We can set up a test problem by starting with a randomly sampled transmission matrix A and uniform initial probabilities.

Then, we build our (true) emission distributions by randomly initialising the Gaussian emissions means from a N(0,10) distribution, and setting variance to 1.0. (So we have 2 emissions, each which is N(loc=np.random.normal(0,10), scale=1), then simulating 1000 samples from the HMM.

The solution successfully runs and produces the following:

 1/250 [  0%]                                ETA: 539s | Loss: 4743.423
  2/250 [  0%]                                ETA: 279s | Loss: 4447.661
  4/250 [  1%]                                ETA: 149s | Loss: 3827.863
  6/250 [  2%]                                ETA: 105s | Loss: 3882.442
  8/250 [  3%]                                ETA: 83s | Loss: 3586.098 
 10/250 [  4%] █                              ETA: 70s | Loss: 3279.219
 12/250 [  4%] █                              ETA: 61s | Loss: 2867.853
 14/250 [  5%] █                              ETA: 55s | Loss: 2830.235
 16/250 [  6%] █                              ETA: 50s | Loss: 2168.889
###################################### More stuff '###############################
246/250 [ 98%] █████████████████████████████  ETA: 0s | Loss: 215.862
248/250 [ 99%] █████████████████████████████  ETA: 0s | Loss: 214.466
250/250 [100%] ██████████████████████████████ Elapsed: 24s | Loss: 213.734

Transmission matrix: [[0.57159576 0.42840424]
 [0.4666764  0.5333236 ]]
Inferred State 1 Emission Mean: -10.578932 Inferred State 2 Emission Mean: 8.5765
Actual State 1 Emission Mean: [-10.69359473] Actual State 2 Emission Mean: [8.54639363]

Not bad! Tricky bit is getting over the Edward/TF syntax, really. I’ve extended this whole approach quite substantially in Pymc3 and found that minibatch ADVI (or better yet, NFVI) works pretty well even when you expand the problem dramatically, such as:

  • Having lots more states with more parameters
  • Not fixing the transmat, but putting priors over bits of it
  • Transforming the variables/putting bounds on them

However, there are some issues remaining. The biggest issue at the moment is that the performance in Edward/TF is abysmal compared to Pymc3/Theano,and the problem seems to come from the TF.scan vs theano.Scan because the tensorflow graph is growing each time the log_p is computed (anybody know how to fix this?). The actual implementation of the forward pass is almost identical (transliterated), but theano is about 2-3 orders of magnitude faster. Hopefully I can get that figured out, because it would be nice to use TF.

The other issue is that if you don’t constrain the problem, the multi-modality of the posterior will result in poor results with ADVI - at least mean-field. This can be somewhat alleviated by using clever normalising flows and priors, but it’s something to watch out for as HMM’s can be highly multimodal.

Thanks for reading!


#3

Cool stuff. Curious if you made more progress on this?

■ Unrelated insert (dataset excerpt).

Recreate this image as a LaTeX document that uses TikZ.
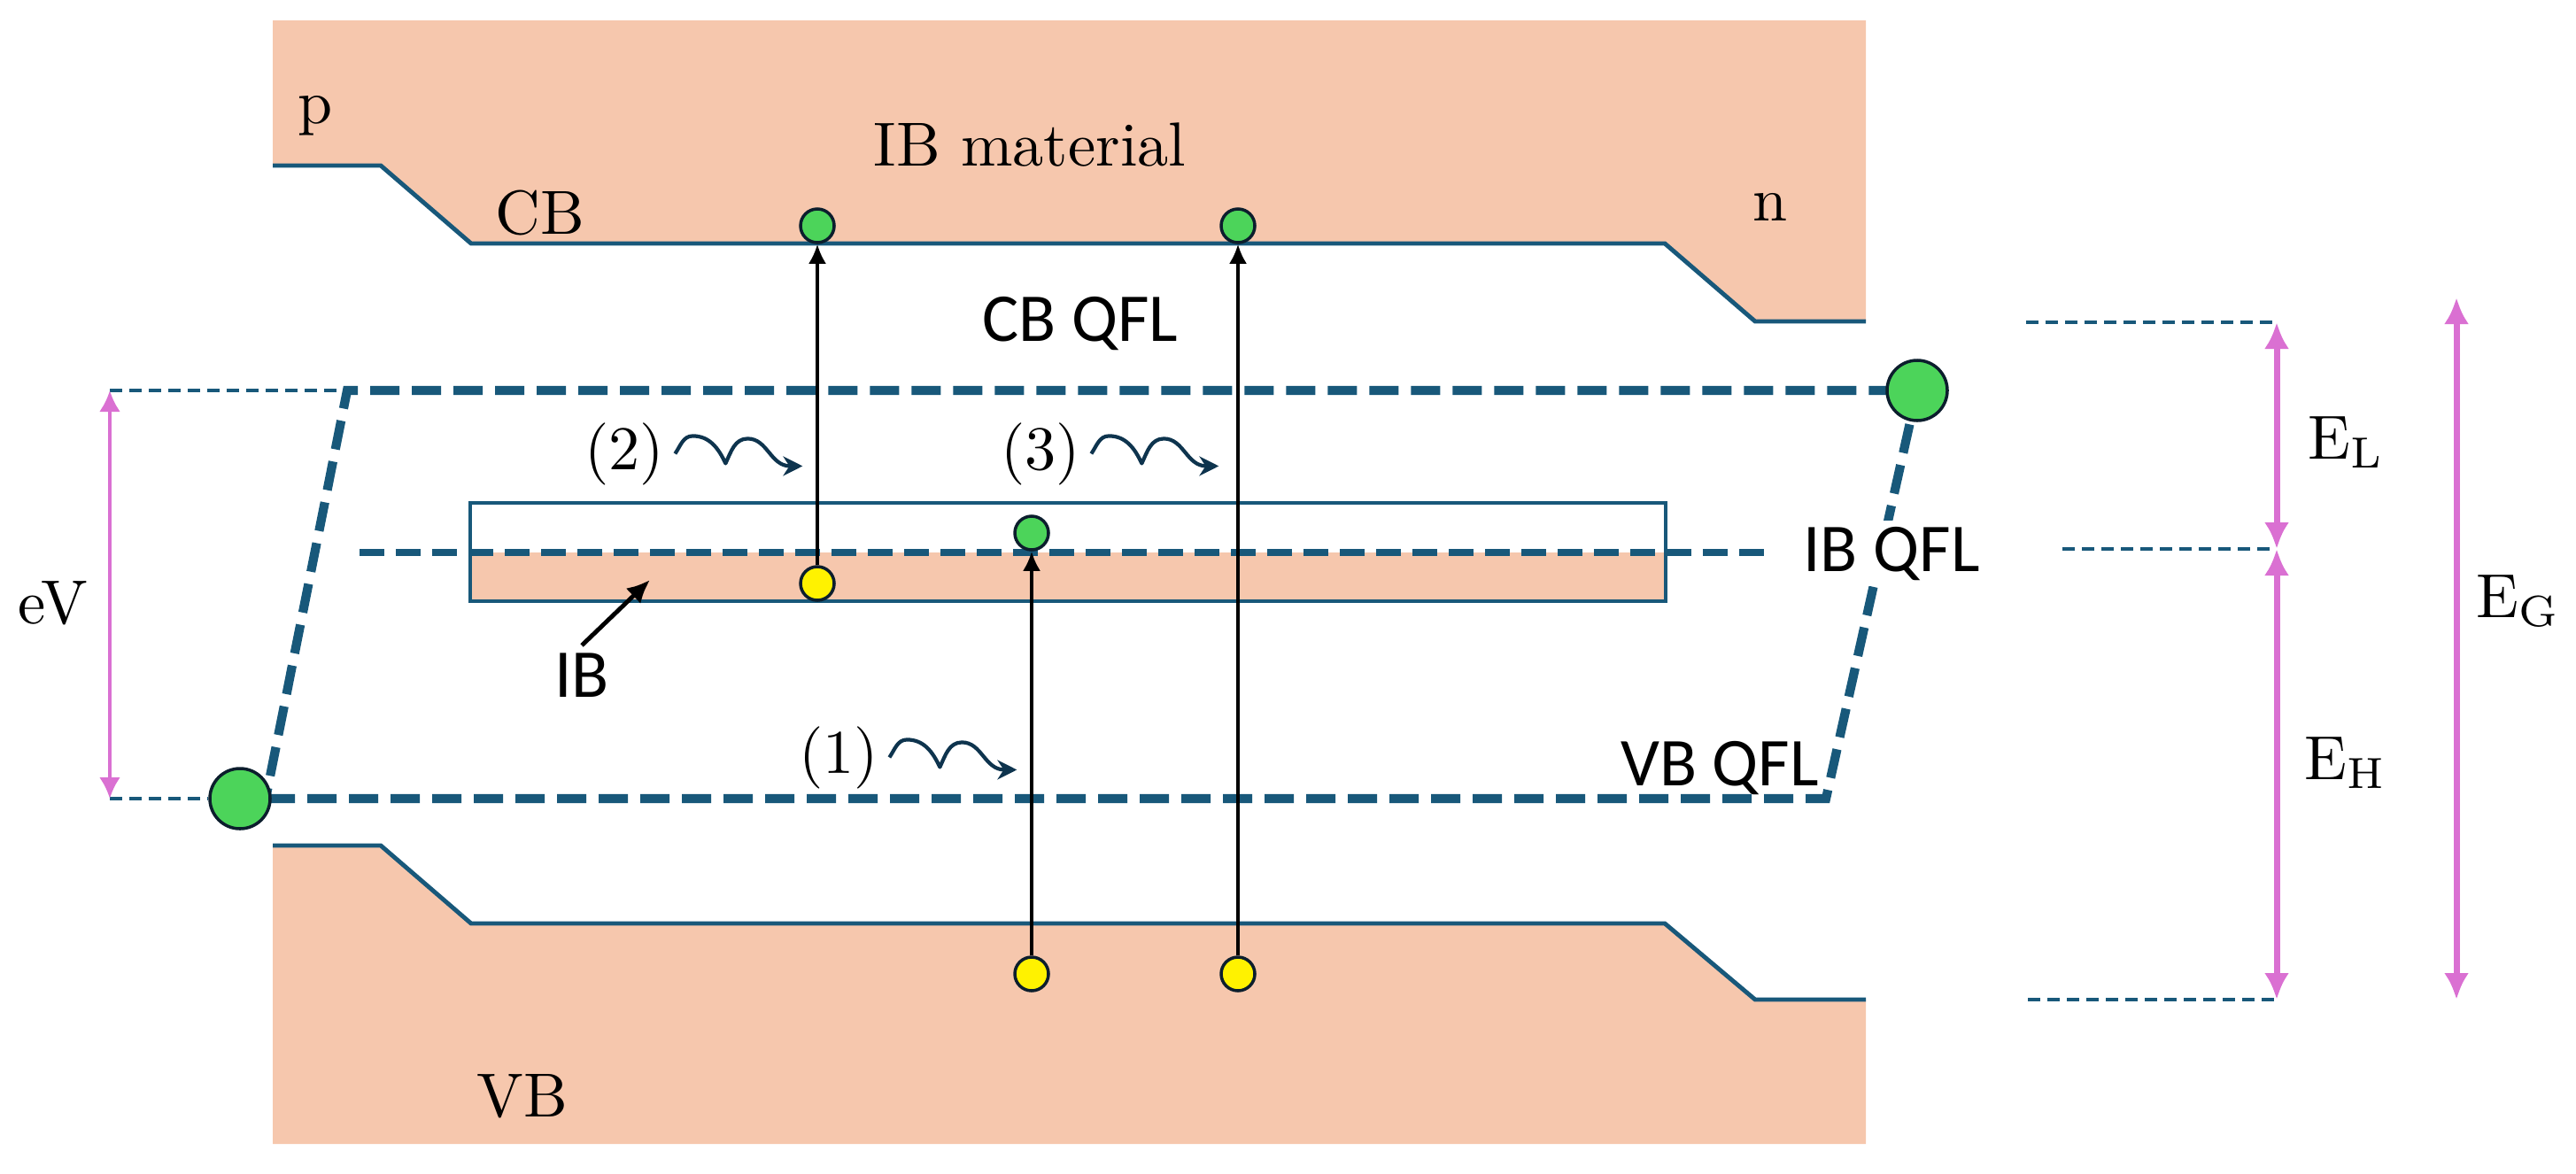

Re: performance, I know at some point theano was much faster for RNNs than TF. Have those issues been fixed now? If so maybe the performance difference might have decreased.

I’ve only used vanilla theano not with pymc3: do they play nice or are data/parameters having to passed to/from the GPU on every ADVI iteration?


#4

Hi David,

I ended up putting aside this toy example as I couldn’t satisfactorily resolve the aforementioned issues. Additionally, this was around the time TensorFlow Probability was announced, and I (correctly) assumed that Edward support would really drop off while the team ramped up on TFP. The next steps, if I revisit things, would be to build this example properly using that toolkit.

Not 100% sure what you mean regarding pymc3 &theano, but they do ‘play nice’ and generally the details (such as passing data to & from the gpu) are abstracted away from the user and taken care of in a optimal fashion. That’s kinda their raison d’etre!